トミー・リー・ジョーンズ演じるカウボーイが仲間たちとくつろいでいるところにひとりのカウボーイがやって来る。メキシコ人である。不穏な空気が一瞬流れるが、すぐにトミー・リー・ジョーンズスペイン語で彼に話しかける。彼は不法入国者だった。これが2人の出会いであり、彼らは友情を育む。映画は彼、メルキアデス・エストラーダの死体が発見されるところから始まる。死体はコヨーテに食われかけていた。メルキアデスが不運な死に遭う以前の2人の友情を描く一方、意図せざる殺人をしてしまった国境警備隊の若者の生活が描かれる。彼はテキサスの田舎町に妻とやってきたばかりである。バリー・ペッパー演じるその男はいかにもアメリカ的な男である。不法入国のメキシコ人たちを容赦ない暴力で取り締まりながらも、ちょっとした銃声に脅えてしまう。白目を剥きながらキッチンで妻を犯すあたりなど、やりすぎなほどだがバリー・ペッパーの「熱演」が光る。これが映画の後半に生きてくるわけだ。
後半はトミー・リー・ジョーンズバリー・ペッパー、メルキアデスの死体、3人による埋葬への旅である。このあたりのリズムはすばらしい。途中、盲目の老人が住む小屋に立ち寄る場面など最高である。常にユーモアを失わなず、それでいて力強く沈痛な旅である。それぞれの男が感傷的になる場面はある。しかし、感傷に流れない。その辺りの呼吸が絶妙だ。メリッサ・レオの演じるカフェのウェイトレスが良い働きをしている。セックス好きの熟女である彼女の存在は意外に大きい。
国境はひとつのテーマになっている。テキサスからメキシコへ。メキシコからアメリカへ不法入国する者。そして埋葬のため、アメリカからメキシコへ渡る者。彼らは実のところあまり変わらない。それが描かれる。小屋の老人の両義的な存在も然り。バリー・ペッパー演じる男が鼻を折ったヴァネッサ・バウチェ*1演じるメキシコの女によって治療され、翌朝その足に熱いコーヒーを浴びせられるといった関係の逆転は、他の人物においても描かれる。つまり、アメリカ人であろうとメキシコ人であろうと、あるいは取り締まる者であろうと逃亡する者であろうと、その関係は容易に逆転するものであり、そこに決定的に意味などない、ということである。
そして、その関係は相手が死者であっても揺るがない。ひどい姿になっても最後まではっきり画面に登場し続けるメルキアデスの死体はそれを物語る。傷を負いながらまるでメルキアデスのようにゾンビ化してゆくバリー・ペッパー。
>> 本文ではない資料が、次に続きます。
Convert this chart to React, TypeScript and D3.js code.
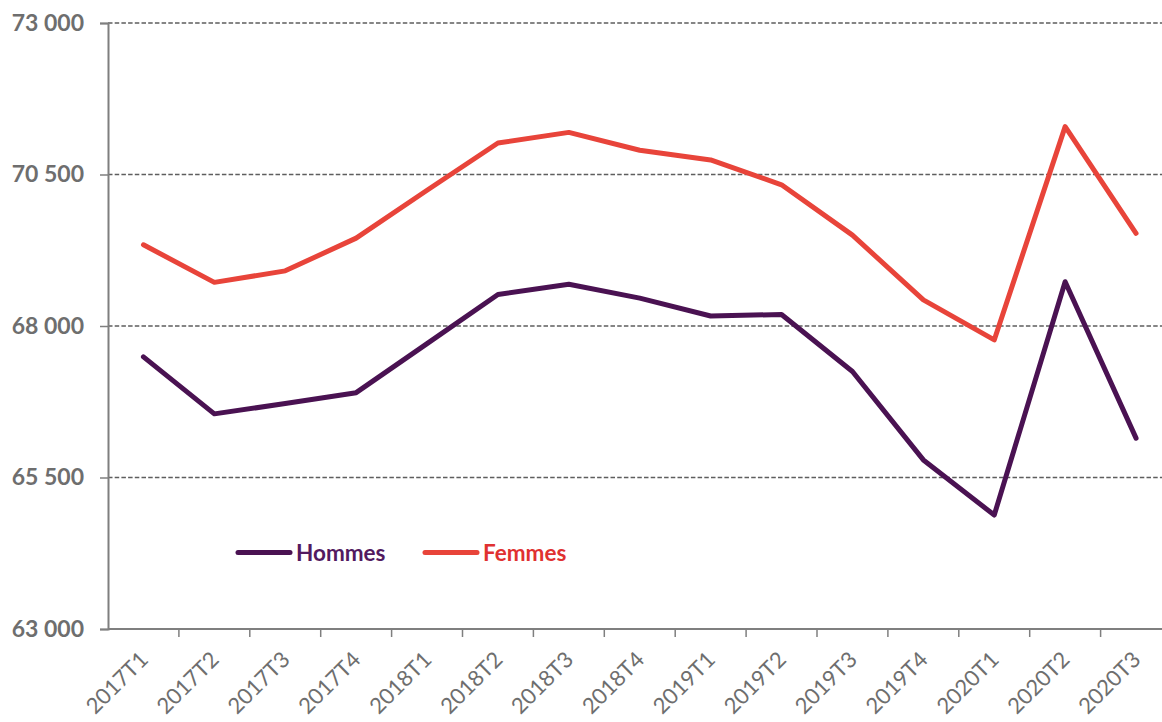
import React, { useEffect, useRef } from 'react'
import * as d3 from 'd3'

const quarters = [
  '2017T1', '2017T2', '2017T3', '2017T4',
  '2018T1', '2018T2', '2018T3', '2018T4',
  '2019T1', '2019T2', '2019T3', '2019T4',
  '2020T1', '2020T2', '2020T3'
]
const hommes = [67490, 66550, 66720, 66900, 67710, 68520, 68690, 68460, 68165, 68190, 67250, 65790, 64880, 68730, 66150]
const femmes = [69340, 68720, 68910, 69450, 70240, 71020, 71195, 70900, 70740, 70330, 69500, 68430, 67770, 71290, 69530]
const yTicks = [63000, 65500, 68000, 70500, 73000]

const width = 1162
const height = 722
const margin = { top: 23, left: 108, bottom: 93 }
const bandW = 70.9

const fmt = (v: number) => d3.format(',')(v).replace(/,/g, ' ')

export default function App () {
  const svgRef = useRef<SVGSVGElement>(null)

  useEffect(() => {
    const svg = d3.select(svgRef.current)
    svg.selectAll('*').remove()

    const x = d3.scaleBand<string>()
      .domain(quarters)
      .range([margin.left, margin.left + bandW * quarters.length])
    const y = d3.scaleLinear()
      .domain([63000, 73000])
      .range([height - margin.bottom, margin.top])

    const gray = '#7f7f7f'

    // grid
    svg.append('g')
      .selectAll('line')
      .data(yTicks.filter(t => t !== 63000))
      .join('line')
      .attr('x1', margin.left)
      .attr('x2', width)
      .attr('y1', d => y(d))
      .attr('y2', d => y(d))
      .attr('stroke', '#5e5e5e')
      .attr('stroke-width', 1.5)
      .attr('stroke-dasharray', '4.5,2.2')

    // y axis
    const yAxis = svg.append('g')
      .attr('transform', `translate(${margin.left},0)`)
      .call(d3.axisLeft(y).tickValues(yTicks).tickSize(8).tickPadding(16).tickFormat(d => fmt(d as number)))
    yAxis.select('.domain').attr('stroke', gray).attr('stroke-width', 2)
    yAxis.selectAll('.tick line').attr('stroke', gray).attr('stroke-width', 1.5)
    yAxis.selectAll('.tick text')
      .attr('fill', '#6e6e6e')
      .attr('font-family', 'Lato, sans-serif')
      .attr('font-weight', 'bold')
      .attr('font-size', 23)

    // x axis
    const xAxis = svg.append('g')
      .attr('transform', `translate(0,${height - margin.bottom})`)
    xAxis.append('line')
      .attr('x1', margin.left)
      .attr('x2', width)
      .attr('stroke', gray)
      .attr('stroke-width', 2)
    xAxis.selectAll('line.tk')
      .data(quarters)
      .join('line')
      .attr('class', 'tk')
      .attr('x1', d => (x(d) as number) + x.bandwidth())
      .attr('x2', d => (x(d) as number) + x.bandwidth())
      .attr('y1', 0)
      .attr('y2', 8)
      .attr('stroke', gray)
      .attr('stroke-width', 1.5)
    xAxis.selectAll('text')
      .data(quarters)
      .join('text')
      .attr('transform', d => `translate(${(x(d) as number) + x.bandwidth() / 2 + 6},${32}) rotate(-45)`)
      .attr('text-anchor', 'end')
      .attr('fill', '#6e6e6e')
      .attr('font-family', 'Lato, sans-serif')
      .attr('font-size', 22)
      .text(d => d)

    const line = d3.line<number>()
      .x((d, i) => (x(quarters[i]) as number) + x.bandwidth() / 2)
      .y(d => y(d))

    const series = [
      { name: 'Hommes', values: hommes, color: '#4a1252', text: '#521a60', lx: 238 },
      { name: 'Femmes', values: femmes, color: '#e8443a', text: '#e03131', lx: 425 }
    ]

    series.forEach(s => {
      svg.append('path')
        .datum(s.values)
        .attr('d', line)
        .attr('fill', 'none')
        .attr('stroke', s.color)
        .attr('stroke-width', 5)
        .attr('stroke-linejoin', 'round')
        .attr('stroke-linecap', 'round')

      svg.append('line')
        .attr('x1', s.lx)
        .attr('x2', s.lx + 52)
        .attr('y1', 552.5)
        .attr('y2', 552.5)
        .attr('stroke', s.color)
        .attr('stroke-width', 5)
        .attr('stroke-linecap', 'round')
      svg.append('text')
        .attr('x', s.lx + 58)
        .attr('y', 561)
        .attr('fill', s.text)
        .attr('font-family', 'Lato, sans-serif')
        .attr('font-weight', 'bold')
        .attr('font-size', 22.5)
        .text(s.name)
    })
  }, [])

  return (
    <div style={{ position: 'absolute', left: 0, top: 0 }}>
      <svg ref={svgRef} width={width} height={height} viewBox={`0 0 ${width} ${height}`} style={{ display: 'block', background: '#fff' }} />
    </div>
  )
}
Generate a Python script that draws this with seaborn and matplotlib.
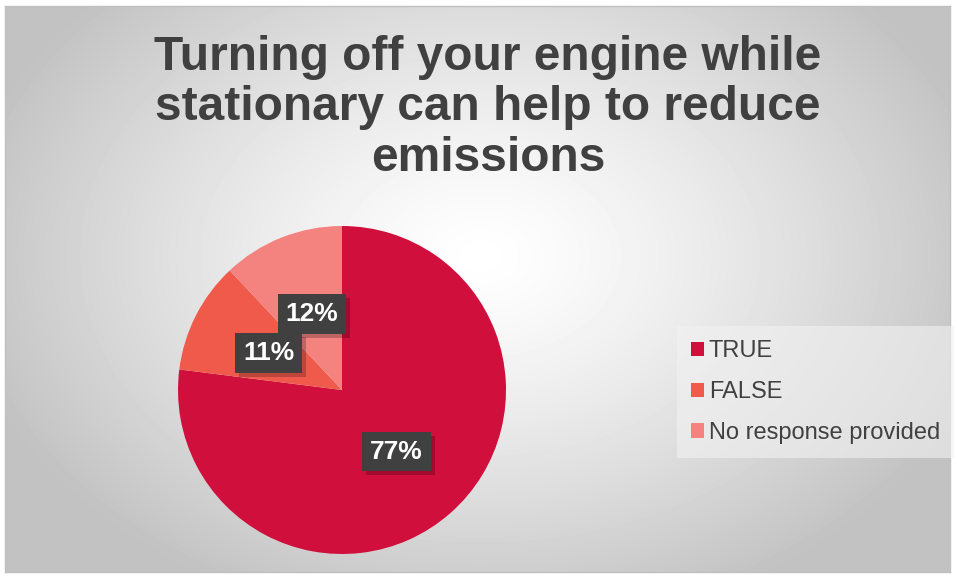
import numpy as np
import matplotlib
matplotlib.use("Agg")
import matplotlib.pyplot as plt
from matplotlib.patches import Rectangle
import seaborn as sns

# data
categories = ["TRUE", "FALSE", "No response provided"]
shares = [77, 11, 12]
colors = ["#D00F3C", "#F05A4A", "#F4827F"]
title = "Turning off your engine while\nstationary can help to reduce\nemissions"

sns.set_theme(style="white")
plt.rcParams["font.family"] = ["Liberation Sans", "DejaVu Sans"]

W, H = 957, 578
fig = plt.figure(figsize=(W / 100, H / 100), dpi=100, facecolor="white")

# gradient background panel
bg = fig.add_axes([5 / W, 6 / H, 945 / W, 566 / H])
yy, xx = np.mgrid[0:566, 0:945]
d = np.sqrt(((xx - 475) / 560) ** 2 + ((yy - 250) / 400) ** 2)
shade = np.clip(1.0 - 0.26 * d ** 1.3, 0.76, 1.0)
bg.imshow(shade, cmap="gray", vmin=0, vmax=1, aspect="auto")
bg.set_xticks([])
bg.set_yticks([])
for s in bg.spines.values():
    s.set_color("#c0c0c0")
    s.set_linewidth(1)

fig.text(488 / W, 1 - 108 / H, title, ha="center", va="center",
         fontsize=34.5, fontweight="bold", color="#404040", linespacing=1.16)

# pie
cx, cy, r = 342, 390, 164
ax = fig.add_axes([(cx - r) / W, (H - cy - r) / H, 2 * r / W, 2 * r / H])
wedges, texts, autotexts = ax.pie(
    shares, colors=colors, startangle=90, counterclock=False,
    autopct="%d%%", pctdistance=0.5,
    wedgeprops=dict(linewidth=0),
)
for t in autotexts:
    t.set_color("white")
    t.set_fontsize(19)
    t.set_fontweight("bold")
    t.set_zorder(5)
    t.set_bbox(dict(boxstyle="square,pad=0.3", facecolor="#404040",
                    edgecolor="none"))
ax.set_xlim(-1, 1)
ax.set_ylim(-1, 1)
ax.set_aspect("equal")
ax.axis("off")

# drop shadows behind the label boxes
fig.canvas.draw()
inv = ax.transData.inverted()
for t in autotexts:
    ext = t.get_bbox_patch().get_window_extent()
    (x0, y0), (x1, y1) = inv.transform([(ext.x0 + 4, ext.y0 - 4),
                                        (ext.x1 + 4, ext.y1 - 4)])
    ax.add_patch(Rectangle((x0, y0), x1 - x0, y1 - y0, facecolor="black",
                           alpha=0.22, edgecolor="none", zorder=3,
                           clip_on=False))

leg = fig.legend(wedges, categories, loc="center left",
                 bbox_to_anchor=(677 / W, 1 - 392 / H),
                 fontsize=17, frameon=True, fancybox=False,
                 handlelength=0.55, handleheight=0.55, handletextpad=0.2,
                 labelspacing=0.8, borderpad=0.6, borderaxespad=0,
                 labelcolor="#404040")
leg.get_frame().set_facecolor("#f2f2f2")
leg.get_frame().set_alpha(0.6)
leg.get_frame().set_edgecolor("none")

fig.savefig("out.png", dpi=100, facecolor="white")
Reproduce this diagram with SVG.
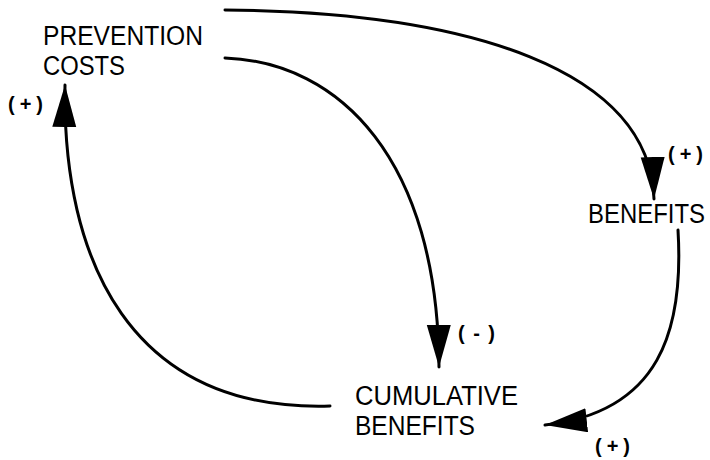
<svg xmlns="http://www.w3.org/2000/svg" width="710" height="460" viewBox="0 0 710 460">
<style>
.lbl{font-family:"Liberation Sans",Arial,sans-serif;font-size:27px;fill:#000}
.sg{font-family:"Liberation Sans",Arial,sans-serif;font-size:20px;font-weight:bold;fill:#000}
.c{fill:none;stroke:#000;stroke-width:3;stroke-linecap:round}
</style>
<defs>
<marker id="ah" markerUnits="userSpaceOnUse" markerWidth="44" markerHeight="26" refX="42" refY="12" orient="auto">
<path d="M0,0 L42,12 L0,24 Z" fill="#000"/>
</marker>
</defs>
<rect width="710" height="460" fill="#fff"/>
<g id="connectors">
<path class="c" d="M225,10 C470,12 650,70 654,199" marker-end="url(#ah)"/>
<path class="c" d="M225,58 C340,62 438,160 439,367" marker-end="url(#ah)"/>
<path class="c" d="M678,230 C684,330 660,412 545,425" marker-end="url(#ah)"/>
<path class="c" d="M330,406 C130,412 62,260 65,85" marker-end="url(#ah)"/>
</g>
<g id="prevention-costs">
<text class="lbl" x="43" y="45" textLength="160" lengthAdjust="spacingAndGlyphs">PREVENTION</text>
<text class="lbl" x="43" y="75" textLength="82" lengthAdjust="spacingAndGlyphs">COSTS</text>
</g>
<g id="benefits">
<text class="lbl" x="588" y="223" textLength="117" lengthAdjust="spacingAndGlyphs">BENEFITS</text>
</g>
<g id="cumulative-benefits">
<text class="lbl" x="355" y="405" textLength="163" lengthAdjust="spacingAndGlyphs">CUMULATIVE</text>
<text class="lbl" x="355" y="435" textLength="120" lengthAdjust="spacingAndGlyphs">BENEFITS</text>
</g>
<g id="signs">
<text class="sg" x="8" y="111" textLength="35" lengthAdjust="spacing">(+)</text>
<text class="sg" x="668" y="161" textLength="35" lengthAdjust="spacing">(+)</text>
<text class="sg" x="458" y="340" textLength="37" lengthAdjust="spacing">(-)</text>
<text class="sg" x="595" y="453" textLength="35" lengthAdjust="spacing">(+)</text>
</g>
</svg>
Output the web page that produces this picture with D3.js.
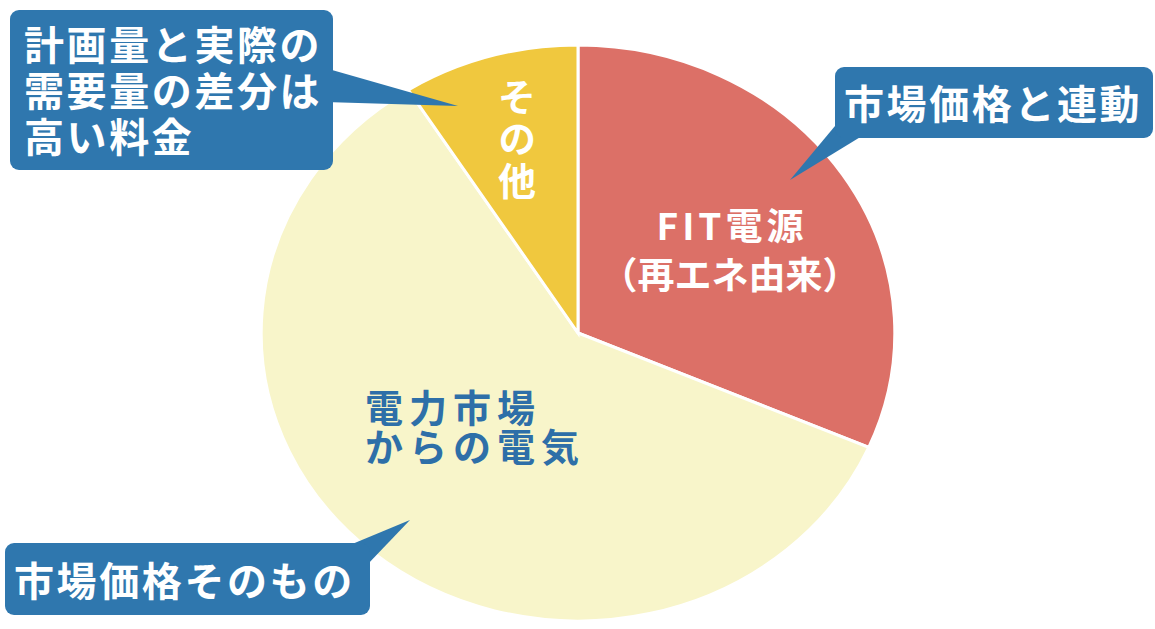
<!DOCTYPE html>
<html>
<head>
<meta charset="utf-8">
<script src="https://cdn.jsdelivr.net/npm/d3@7"></script>
<style>
  body { margin: 0; background: #fff; }
  svg text { font-family: "Noto Sans CJK JP", "Noto Sans", sans-serif; font-weight: 700; }
</style>
</head>
<body>
<svg id="chart" width="1155" height="629"></svg>
<script>
// slices, clockwise from 12 o'clock
const categories = ["FIT電源", "電力市場からの電気", "その他"];
const shares = [31.5, 59.5, 9];
const sliceColors = ["#dc7067", "#f8f5ca", "#f0c83e"];

// in-slice labels
const fitLabel = ["FIT電源", "（再エネ由来）"];
const marketLabel = ["電力市場", "からの電気"];
const otherLabel = "その他";

// callout bubbles
const calloutTop = ["計画量と実際の", "需要量の差分は", "高い料金"];
const calloutRight = ["市場価格と連動"];
const calloutBottom = ["市場価格そのもの"];

const blue = "#2f77ae";

let svg = d3.select("#chart");

// pie is slightly wider than tall in the original
let cx = 578, cy = 333, r = 288, sx = 1.1;

let pie = d3.pie().sort(null).value(d => d);
let arc = d3.arc().innerRadius(0).outerRadius(r);

let g = svg.append("g").attr("transform", `translate(${cx},${cy}) scale(${sx},1)`);
g.selectAll("path")
  .data(pie(shares))
  .enter()
  .append("path")
    .attr("d", arc)
    .attr("fill", (d, i) => sliceColors[i])
    .attr("stroke", "#fff")
    .attr("stroke-width", 3)
    .attr("vector-effect", "non-scaling-stroke");

// FIT label
svg.append("text")
  .attr("x", 732).attr("y", 240)
  .attr("text-anchor", "middle")
  .attr("font-size", 37)
  .attr("letter-spacing", 4)
  .attr("fill", "#fff")
  .text(fitLabel[0]);
svg.append("text")
  .attr("x", 730).attr("y", 289)
  .attr("text-anchor", "middle")
  .attr("font-size", 37)
  .attr("fill", "#fff")
  .text(fitLabel[1]);

// market label
let mkt = svg.append("text")
  .attr("font-size", 38)
  .attr("letter-spacing", 6)
  .attr("fill", "#2e6fa8");
mkt.selectAll("tspan")
  .data(marketLabel)
  .enter()
  .append("tspan")
    .attr("x", 365)
    .attr("y", (d, i) => 422 + i * 39)
    .text(d => d);

// other label, vertical
svg.append("text")
  .attr("x", 517).attr("y", 78)
  .attr("font-size", 38)
  .attr("letter-spacing", 4)
  .attr("fill", "#fff")
  .style("writing-mode", "vertical-rl")
  .text(otherLabel);

// bubble = rounded box + pointer triangle
function bubble(box, pointer, lines, tx, ty, lh) {
  let b = svg.append("g");
  b.append("path")
    .attr("d", d3.line()(pointer) + "Z")
    .attr("fill", blue);
  b.append("rect")
    .attr("x", box[0]).attr("y", box[1])
    .attr("width", box[2]).attr("height", box[3])
    .attr("rx", 9)
    .attr("fill", blue);
  let t = b.append("text")
    .attr("font-size", 40)
    .attr("letter-spacing", 2.6)
    .attr("fill", "#fff");
  t.selectAll("tspan")
    .data(lines)
    .enter()
    .append("tspan")
      .attr("x", tx)
      .attr("y", (d, i) => ty + i * lh)
      .text(d => d);
}

bubble([10, 10, 323, 160], [[325, 68], [458, 106], [325, 102]], calloutTop, 24, 60, 46);
bubble([835, 67, 318, 71], [[840, 120], [790, 180], [862, 136]], calloutRight, 844, 119, 0);
bubble([5, 543, 365, 72], [[345, 547], [410, 520], [366, 566]], calloutBottom, 14, 596, 0);
</script>
</body>
</html>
寡黙な旅を淡々と続けるイーストウッド的幽霊のようなトミー・リー・ジョーンズ。死者と生者という分別はもはや無効である。友情、信頼、関係。それらがそこにあるというのは確かである。それだけでいい。それが『メルキアデス・エストラーダの3度の埋葬』という映画だろう。

*1:アモーレス・ペロス』や『マスク・オブ・ゾロ』にも出演している。